Physics Slam

One Night Only: Thursday July 21 7:30-8:30pm.

Pre-slam event: Particle Physics in the Virtual Reality World!

VR At 5pm, before the physics slam , we will host a Virtual Reality (VR) demo session! You will be able explore elementary particles in the VR world and manipulate them with controllers. There will be several VR headsets running at the same time and other people will follow their adventures in the VR world with the monitors. The demo will be on the UW campus in the Kane Hall building Room 225 (Walker Ames).


Watch as four Physicists compete to give the most entertaining explanation of some of the most exciting issues in physics today. They have only ten minutes each to reveal to you the fundamental secrets of the universe. You, the audience, will decide which slammer has told you the best story and will go home with the top prize.

This event is open to the general public and targeted at a science-interested audience at the high school level and above. Seating is limited, please RSVP here.

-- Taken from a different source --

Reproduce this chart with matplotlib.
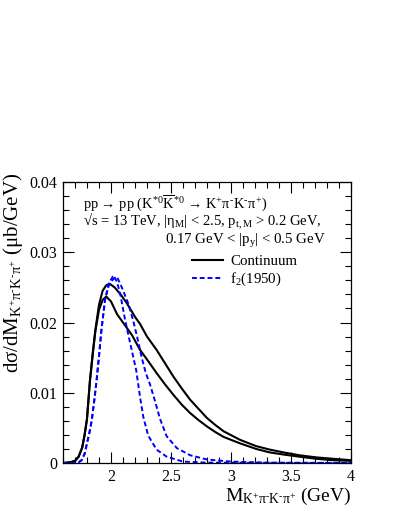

Want a taste of the slam? Check out previous physics slams at UW!

Slammer Bios:

Jorge Torres is a postdoctoral researcher in Wright Lab at Yale University. He received his PhD from The Ohio State University, where he worked for the Askaryan Radio Array Experiment, aimed at observing neutrinos produced in the Universe with ultra-high energies. Jorge’s current research at Yale focuses on studying neutrinoless double beta decay, an extremely rare process that can help us understand the nature of neutrinos, with the CUORE experiment, and its successor CUPID.
Heather Harrington is a PhD student at the University of Washington. She received her BS from Yale University where she worked on the Mu2e experiment at Fermilab and the AEgIS experiment at CERN. For her PhD, she is working with Alejandro Garcia at the Center for Experimental Nuclear Physics and Astrophysics searching for chirality-flipping tensor currents in the weak interaction by using Cyclotron Radiation Emission Spectroscopy (CRES) to observe nuclear beta decays with high-accuracy. Her research interests include novel tests of fundamental symmetries, CP violation, detector physics, and instrumentation.
Noah Bray-Ali grew up in Los Angeles where he found the rate at which a ball falls to one per cent precision using a big bronze ball swinging from a long wire just like the one under the dome of the auditorium wing of the physics/astronomy building at the University of Washington. Last year he predicted the mass of a fundamental particle that may make up 84 per cent of the matter in the observable universe with a similar level of precision using symmetry and cosmology. Bray-Ali lives in Los Angeles where he teaches and runs the physics lab at Mount Saint Mary's University.
Julia Gonski is a high energy experimental physicist, searching for new fundamental particles using the Large Hadron Collider at CERN in Geneva, Switzerland. Her work is split between data analysis, where she focuses on the application of novel machine learning methods such as anomaly detection to enhance our discovery potential, and detector development, namely upgrading the readout electronics for the liquid argon calorimeter of the ATLAS experiment. Outside of physics, she enjoys mixed martial arts, skiing, and struggling to learn French.